In his book "Cybertext: Perspectives on Ergodic Literature", Espen Aarseth ponders whether the rapid growth of digital literature means that the narrative mode of discourse, that is, novels and films etc. are no longer able to maintain their dominant status within our culture. Aarseth uses the terms 'cybertext' and 'ergodic' in his work and any further study requires an understanding of their meanings.
Aarseth (1997) was interested to discover in what way hypertexts are actually texts. He postulated that even though hypertexts are verbal structures that are similar to other literary phenomena, they are in fact different. The further paraverbal dimension however, has been difficult for literary theorists to define, as they claimed that, despite the divergent nature of hypertext, when it is read, all text becomes linear. For Aarseth though, cybertexts can leave the reader with a feeling of paths not taken, of decisions made that reveal certain parts of the narrative but leave others inaccessible. The reader may never know what has been missed. Aarseth is quick to point out that this aspect of cybertext is different from an ambiguity in a linear narrative. Rather he regards it as an aporia[1] or an absence of possibility.
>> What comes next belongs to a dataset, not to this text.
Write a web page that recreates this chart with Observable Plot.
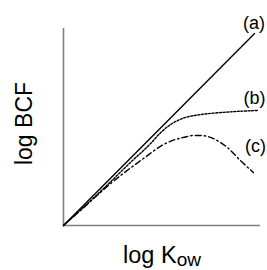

The reader of a narrative has no power with which to direct the way in which that tale will unfold, therefore, that reader is no more than a voyeur taking secure pleasure in observing, but remaining impotent. However, the reader of the cybertext is not so secure and Aarseth argues, in that case is not simply a reader. Aarseth wrote;
"The cybertext puts its would-be reader at risk: the risk of rejection. The effort and energy demanded by the cybertext of its reader raise the stakes of interpretation to those of intervention. Trying to know a cybertext is an investment of personal improvisation that can result in either intimacy or failure. The tensions at work in a cybertext, while not incompatible with those of narrative desire, are also something more: a struggle not merely for interpretative insight but also for narrative control: "I want this text to tell my story; the story that could not be without me." In some cases this is literally true. In other cases, perhaps most, the sense of individual outcome is illusory, but nevertheless the aspect of coercion and manipulation is real.[2]
For Aarseth then, the readers of cybertexts are players in world-games in which it has become possible to explore, discover hidden paths or meanings and to possibly become lost simply because of the topographical structure of the textual machinery. [construction note]
Aarseth regards writing as a spatial activity and postulates that therefore, ergodic textuality has been in practice since linear writing first came into being. Aarseth cites the example of wall inscriptions in Egypt from ancient times which were often connected from wall to wall or from room to room. Thus the inscriptions were ergodic as the 'work' followed a 'path'. The wall inscriptions however were where they were and remained as such. The development of digital databases meant that, for the first time, narratives could be broken down into two independent levels; the user interface and the storage medium. For the first time "on a physical level, the surface of reading was divorced from the stored information."[3]
Aarseth questions the supposition that the fragmented and discontinuous nature that hypertexts demands of the reader could be a form of tmesis [4]. For Roland Barthes (1990), a reader's unhindered omitting and skimming of passages is a tmesis and that is a condition totally beyond the control of any author. Aarseth contends that a hypertext can be likened to a labyrinth which the reader needs to explore in order to proceed. As in any labyrinthian puzzle, readers tend to be careful of where they place their next step. They scrutinize the possible links and possible locations so that they will avoid encountering the same sections again and again. Aarseth's contention then is that;
"Only a linear text sequence (with intransient temporality) can be read in a free tmesis manner, as the reader is free to skip passages defined entirely by him. Contradistinctively, tmesis in hypertext will always be limited by the topological constraints laid down by the author. We might say that hypertext punishes tmesis by controlling the text's fragmentation and pathways and by forcing the reader to pay attention to the strategic links."[5]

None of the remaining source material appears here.